- Location: Northampton County, Virginia
- Coordinates: 37°13′48″N 75°53′36″W﻿ / ﻿37.2301°N 75.8932°W
- Area: 7,356 acres (29.77 km^{2})
- Governing body: Virginia Department of Game and Inland Fisheries

= Mockhorn Island Wildlife Management Area =

Park in Northampton County, Virginia, United States

Mockhorn Island Wildlife Management Area is a 7356 acre Wildlife Management Area (WMA) in Northampton County on the Eastern Shore of Virginia. The larger of its two tracts is Mockhorn Island, a 7000 acre island separated from the mainland Eastern Shore and the Virginia Barrier Islands by shallow bays and consisting mainly of tidal marshland along the Atlantic coast; in addition, the area contains a 356 acre tract of marsh and upland areas on the mainland. Much of Mockhorn Island is submerged except at low tide. Although much of the island is composed of periodically inundated cordgrass, several hummocks that remain above water host loblolly pine, eastern redcedar, southern wax myrtle, greenbriar, honeysuckle, and poison ivy. The area intends to preserve the natural state of the island.

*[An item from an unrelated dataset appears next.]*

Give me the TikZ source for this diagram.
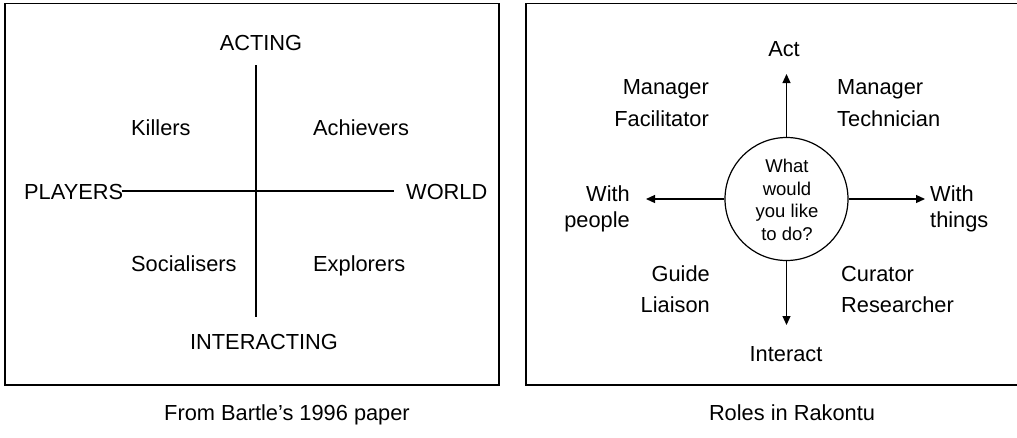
\documentclass[tikz,border=0pt]{standalone}
\usepackage{fontspec}
\setmainfont{Liberation Sans}
\usetikzlibrary{arrows.meta}
\begin{document}
\begin{tikzpicture}[x=1pt,y=-1pt,
  frame/.style={draw=black,line width=1.4pt},
  axis/.style={draw=black,line width=1.2pt},
  arr/.style={draw=black,line width=1.2pt,-{Triangle[length=9pt,width=8pt]}},
  lbl/.style={inner sep=0pt,font=\fontsize{21.8}{26}\selectfont},
  small/.style={inner sep=0pt,font=\fontsize{18.5}{22.6}\selectfont}]
\useasboundingbox (0,0) rectangle (1017,437);
\begin{scope}
\clip (0,0) rectangle (1017,437);
% left panel
\draw[frame] (5,3.5) rectangle (499,385);
\coordinate (vt) at (256,65);
\coordinate (vb) at (256,317);
\coordinate (hl) at (122,191);
\coordinate (hr) at (394,191);
\draw[axis] (vt) -- (vb);
\draw[axis] (hl) -- (hr);
\node[lbl,anchor=base] (acting) at (261,50) {ACTING};
\node[lbl,anchor=base] (interacting) at (264,349) {INTERACTING};
\node[lbl,anchor=base west] (players) at (24,199.5) {PLAYERS};
\node[lbl,anchor=base west] (world) at (406,199.5) {WORLD};
\node[lbl,anchor=base west] (killers) at (131,135) {Killers};
\node[lbl,anchor=base west] (achievers) at (313,135) {Achievers};
\node[lbl,anchor=base west] (socialisers) at (131,271) {Socialisers};
\node[lbl,anchor=base west] (explorers) at (313,271) {Explorers};
\node[lbl,anchor=base] (cap1) at (287,420.5) {From Bartle’s 1996 paper};
% right panel
\draw[frame] (526,3.5) rectangle (1030,385);
\node[draw=black,line width=1.2pt,circle,minimum size=123pt,inner sep=0pt] (q) at (786.5,199) {};
\node[small,anchor=base] (q1) at (787,172.3) {What};
\node[small,anchor=base] (q2) at (787,195) {would};
\node[small,anchor=base] (q3) at (787,217) {you like};
\node[small,anchor=base] (q4) at (787,240.5) {to do?};
\coordinate (up) at (786.5,74);
\coordinate (dn) at (786.5,325);
\coordinate (lf) at (646,199);
\coordinate (rt) at (925,199);
\draw[arr] (q.north) -- (up);
\draw[arr] (q.south) -- (dn);
\draw[arr] (q.west) -- (lf);
\draw[arr] (q.east) -- (rt);
\node[lbl,anchor=base] (act) at (784,56) {Act};
\node[lbl,anchor=base] (interact) at (786,361) {Interact};
\node[lbl,anchor=base east] (mgr1) at (709,94.3) {Manager};
\node[lbl,anchor=base east] (fac) at (709,126) {Facilitator};
\node[lbl,anchor=base west] (mgr2) at (837,94.3) {Manager};
\node[lbl,anchor=base west] (tech) at (837,126) {Technician};
\node[lbl,anchor=base east] (with1) at (630,201) {With};
\node[lbl,anchor=base east] (people) at (630,227) {people};
\node[lbl,anchor=base west] (with2) at (930,201) {With};
\node[lbl,anchor=base west] (things) at (930,227) {things};
\node[lbl,anchor=base east] (guide) at (710,281) {Guide};
\node[lbl,anchor=base east] (liaison) at (710,312.7) {Liaison};
\node[lbl,anchor=base west] (curator) at (841,281) {Curator};
\node[lbl,anchor=base west] (research) at (841,312.7) {Researcher};
\node[lbl,anchor=base] (cap2) at (792,420.5) {Roles in Rakontu};
\end{scope}
\end{tikzpicture}
\end{document}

Mockhorn Island WMA is owned and maintained by the Virginia Department of Game and Inland Fisheries. Although Mockhorn Island itself is accessible only by boat, the area is open to the public for waterfowl hunting; additional species may be hunted on the smaller mainland tract. Fishing, hiking, and primitive camping are also permitted at the area. Access for persons 17 years of age or older requires a valid hunting or fishing permit, a current Virginia boat registration, or a WMA access permit.

==History==

Mockhorn island was first settled by Europeans in the 17th century for the purpose of establishing a saltworks. In the early 19th century tracts of the island were sold off to owners who pastured cattle on the island. After the Civil War and the completion of the New York, Philadelphia and Norfolk Railroad the Virginia barrier islands experienced increased recreational use and several extensive waterfowl hunting clubs catering to wealthy sportsmen from northern cities were built. The waterfowl hunting club on Mockhorn Island was started by Nathan Cobb, Jr. a market hunter and renowned decoy carver in the mid-1800s. His father Nathan Cobb, Sr. had founded another sportsman's resort, the Cobb Island Hunt Club, on Cobb Island a barrier island off Virginia's Eastern Shore.

In 1902, Larimer A. Cushman, owner of the Cushman Bakeries in New York City, bought Mockhorn Island. He expanded Cobb's existing hunting lodge and made it a comfortable home, built a barn and a smoke house, cleared pastures for cattle and fields for growing alfalfa. Cushman kept a herd of Angus cattle confined within a 4-feet high concrete sea wall he built around the perimeter of the low lying farm to keep sea water from flooding his fields during high tides. After Larimer's retirement from the bakery business, the Cushmans moved south and lived year-round at the farm and called it their "Kingdom".

Even though the Cushman farm was nearly self-sufficient, life on the remote island was not easy. The farm was off grid and only accessible by boat. Swarms of mosquitos and biting flies caused the cattle to often stay over their backs in the water during the warmer months. Nor'easters and hurricanes resulted in storm surges that periodically flooded the island and poisoned the fields with salt water. The attempt to farm the marshy land ultimately failed and after Larimer Cushman's death in 1948, his widow sold the island to T.A.D. Jones. Jones, a college football coach turned businessman used the compound for nearly a decade to entertain guests including military and political leaders who were flown in by helicopter for duck hunting trips. Jones died in 1957 and Mockhorn Island was acquired in 1959 by the Commonwealth of Virginia for use as a wildlife management area.

The ruins of the Cushman home and several outbuildings still stand on the island, however the barn collapsed in 2019. After falling in 2021
Only one fire control tower built during World War II to support coast artillery batteries at nearby Fort John Custis and Fort Story still stands on Mockhorn Island.